Supplied material:
● ● ●

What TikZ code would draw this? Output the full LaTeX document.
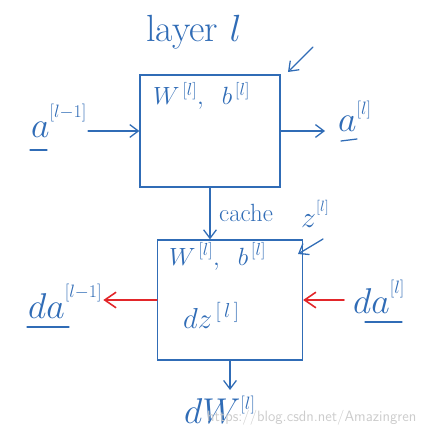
\RequirePackage{fix-cm}
\documentclass[tikz,border=0pt]{standalone}
\usepackage{amsmath}
\usepackage{tikz}
\usetikzlibrary{arrows.meta,positioning}
\definecolor{penblue}{RGB}{48,108,182}
\definecolor{penred}{RGB}{226,38,42}
\newcommand{\lsup}[2][10pt]{^{\raisebox{#1}{$\scriptscriptstyle[#2]$}}}

\begin{document}
\begin{tikzpicture}[
  x=1bp,y=-1bp,
  pen/.style={draw=penblue,line width=1.3pt,line cap=round},
  block/.style={pen,inner sep=0pt},
  lbl/.style={text=penblue,inner sep=1pt,anchor=base west,font=\fontsize{36}{42}\selectfont},
  small/.style={text=penblue,inner sep=1pt,anchor=base west,font=\fontsize{25}{30}\selectfont},
  arrow/.style={pen,-{Straight Barb[length=3mm,width=4.5mm]}},
  back/.style={draw=penred,line width=1.6pt,line cap=round,-{Straight Barb[length=4mm,width=5.5mm]}}
]
\useasboundingbox (0,0) rectangle (446,433);
% forward block
\node[block,minimum width=140bp,minimum height=112bp] (fwd) at (210,131) {};
\node[lbl,font=\fontsize{38}{44}\selectfont] (layer) at (145,42) {layer $l$};
\node[small] (wbf) at (152,105) {$W^{\,[l]},\;\; b^{\,[l]}$};
\node[lbl] (ain) at (30,138) {$a\lsup[8pt]{l-1}$};
\node[lbl] (aout) at (337,132) {$a\lsup[5pt]{l}$};
\coordinate (fin1) at (313,47);
\coordinate (fin2) at (288,72);
\draw[arrow] (ain.east |- fwd.west) -- (fwd.west);
\draw[arrow] (fwd.east) -- ([xshift=-12bp]fwd.east -| aout.west);
\draw[arrow] (fin1) -- (fin2);
\draw[pen] ([yshift=-12bp]ain.base west) -- ++(17,0);
\draw[pen] ([yshift=-9bp,xshift=4bp]aout.base west) -- ++(16,-2);
% backward block
\node[block,minimum width=145bp,minimum height=120bp] (bwd) at (230,300) {};
\node[small] (cache) at (218,222) {cache};
\node[lbl,font=\fontsize{30}{36}\selectfont] (zl) at (300,227) {$z\lsup[5pt]{l}$};
\node[small] (wbb) at (168,265) {$W^{\,[l]},\;\; b^{\,[l]}$};
\node[lbl,font=\fontsize{29}{34}\selectfont] (dz) at (182,328) {$dz^{\,[\,l\,]}$};
\node[lbl] (dal) at (27,318) {$da\lsup[8pt]{l-1}$};
\node[lbl] (dar) at (352,313) {$da\lsup[7pt]{l}$};
\node[lbl] (dW) at (183,423) {$dW\lsup[0pt]{l}$};
\node[anchor=base west,text=gray!40,inner sep=0pt,font=\sffamily\fontsize{15}{18}\selectfont] (mark) at (207,421) {https://blog.csdn.net/Amazingren};
\coordinate (zin1) at (323,239);
\coordinate (zin2) at (298,254);
\draw[arrow] (fwd.south) -- (fwd.south |- bwd.north);
\draw[arrow] (zin1) -- (zin2);
\draw[back] (bwd.west) -- (bwd.west -| dal.east);
\draw[back] ([xshift=-8bp]dar.west |- bwd.east) -- (bwd.east);
\draw[arrow] (bwd.south) -- (bwd.south |- 0,390);
\draw[pen] ([yshift=-9bp]dal.base west) -- ++(42,0);
\draw[pen] ([yshift=-9bp,xshift=13bp]dar.base west) -- ++(37,0);
\end{tikzpicture}
\end{document}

● ● ●

Given request:
Print out the whole of the material word for word, without pictures.

Solution to this exercise:
What TikZ code would draw this? Output the full LaTeX document.
\RequirePackage{fix-cm}
\documentclass[tikz,border=0pt]{standalone}
\usepackage{amsmath}
\usepackage{tikz}
\usetikzlibrary{arrows.meta,positioning}
\definecolor{penblue}{RGB}{48,108,182}
\definecolor{penred}{RGB}{226,38,42}
\newcommand{\lsup}[2][10pt]{^{\raisebox{#1}{$\scriptscriptstyle[#2]$}}}

\begin{document}
\begin{tikzpicture}[
  x=1bp,y=-1bp,
  pen/.style={draw=penblue,line width=1.3pt,line cap=round},
  block/.style={pen,inner sep=0pt},
  lbl/.style={text=penblue,inner sep=1pt,anchor=base west,font=\fontsize{36}{42}\selectfont},
  small/.style={text=penblue,inner sep=1pt,anchor=base west,font=\fontsize{25}{30}\selectfont},
  arrow/.style={pen,-{Straight Barb[length=3mm,width=4.5mm]}},
  back/.style={draw=penred,line width=1.6pt,line cap=round,-{Straight Barb[length=4mm,width=5.5mm]}}
]
\useasboundingbox (0,0) rectangle (446,433);
% forward block
\node[block,minimum width=140bp,minimum height=112bp] (fwd) at (210,131) {};
\node[lbl,font=\fontsize{38}{44}\selectfont] (layer) at (145,42) {layer $l$};
\node[small] (wbf) at (152,105) {$W^{\,[l]},\;\; b^{\,[l]}$};
\node[lbl] (ain) at (30,138) {$a\lsup[8pt]{l-1}$};
\node[lbl] (aout) at (337,132) {$a\lsup[5pt]{l}$};
\coordinate (fin1) at (313,47);
\coordinate (fin2) at (288,72);
\draw[arrow] (ain.east |- fwd.west) -- (fwd.west);
\draw[arrow] (fwd.east) -- ([xshift=-12bp]fwd.east -| aout.west);
\draw[arrow] (fin1) -- (fin2);
\draw[pen] ([yshift=-12bp]ain.base west) -- ++(17,0);
\draw[pen] ([yshift=-9bp,xshift=4bp]aout.base west) -- ++(16,-2);
% backward block
\node[block,minimum width=145bp,minimum height=120bp] (bwd) at (230,300) {};
\node[small] (cache) at (218,222) {cache};
\node[lbl,font=\fontsize{30}{36}\selectfont] (zl) at (300,227) {$z\lsup[5pt]{l}$};
\node[small] (wbb) at (168,265) {$W^{\,[l]},\;\; b^{\,[l]}$};
\node[lbl,font=\fontsize{29}{34}\selectfont] (dz) at (182,328) {$dz^{\,[\,l\,]}$};
\node[lbl] (dal) at (27,318) {$da\lsup[8pt]{l-1}$};
\node[lbl] (dar) at (352,313) {$da\lsup[7pt]{l}$};
\node[lbl] (dW) at (183,423) {$dW\lsup[0pt]{l}$};
\node[anchor=base west,text=gray!40,inner sep=0pt,font=\sffamily\fontsize{15}{18}\selectfont] (mark) at (207,421) {https://blog.csdn.net/Amazingren};
\coordinate (zin1) at (323,239);
\coordinate (zin2) at (298,254);
\draw[arrow] (fwd.south) -- (fwd.south |- bwd.north);
\draw[arrow] (zin1) -- (zin2);
\draw[back] (bwd.west) -- (bwd.west -| dal.east);
\draw[back] ([xshift=-8bp]dar.west |- bwd.east) -- (bwd.east);
\draw[arrow] (bwd.south) -- (bwd.south |- 0,390);
\draw[pen] ([yshift=-9bp]dal.base west) -- ++(42,0);
\draw[pen] ([yshift=-9bp,xshift=13bp]dar.base west) -- ++(37,0);
\end{tikzpicture}
\end{document}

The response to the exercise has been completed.